Mediterraneo3Para terminar, la nostalgia que me suscitó el recomendar y volver a ver esta película para recomendarla, debo repasar mi relación con el cine, que empezó en los lejanos días de las secciones Pantalla de Oro y Domingo Estelar, de Canal 3, otra vez, cuando no existía el cable. Los días jueves daban Pantalla de Oro, recuerdo especialmente el permiso extraordinario que me dieron mis papas de “desvelarme” de 8 a 10 de la noche para ver Patton, protagonizada por George C. Scott, en el soberbio personaje del general norteamericano, al que recuerdo nítidamente arengando a sus tropas gritando “¡vamos a patearles los malditos traseros!”, o las dos ocasiones en que otra vez, logré el permiso especial de desvelarme dos semanas seguidas para ver El día más largo, sobre la invasión aliada a Normandía, basada en la obra homónima de Cornelius Ryan.

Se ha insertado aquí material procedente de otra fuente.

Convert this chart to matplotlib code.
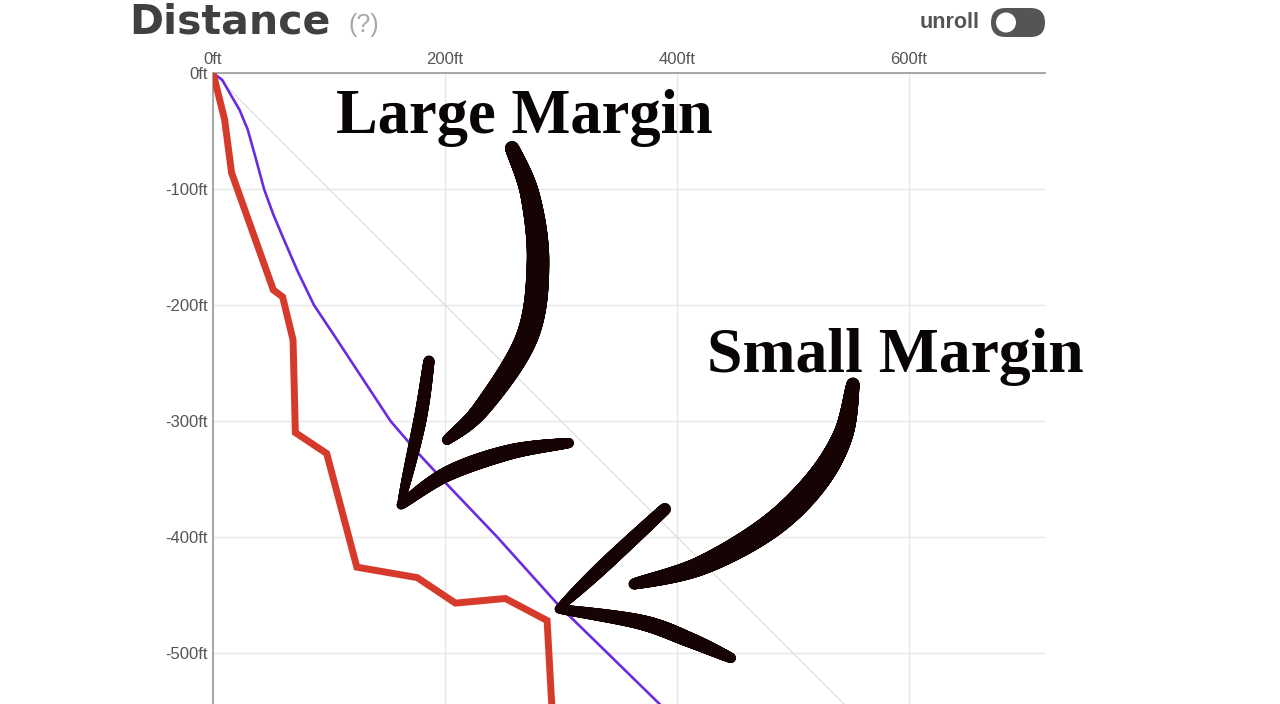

Las películas de Domingo Estelar eran más adecuadas para nosotros, según mis papás. Allí vi el estreno, con diez años de diferencia —creo— del estreno original, de Indiana Jones y los cazadores del Arca Perdida o un clásico hoy olvidado, Los Goonies. Como las películas eran de 6 a 8 de la noche, no merecían una moratoria al toque de queda impuesto en la casa. Lo cierto es que desde entonces, el espacio negro del cine o la comodidad de mi sillón y los brazos de Mercedes son el palco de lujo para soñar, para escapar a esas magníficas historias que gracias a Dios, nos siguen contando las grandes imaginaciones, llámese Pantaleón y las visitadoras, o la terrible hazaña espilberguiana en blanco y negro de la Lista de Schindler, pasando por la hermosa El tigre y la nieve de Roberto Begnini o la tristeza de la vida de la hermosa Juliette Binoche en la cinta Azul.

Para terminar, sólo me queda decir, ¡feliz película!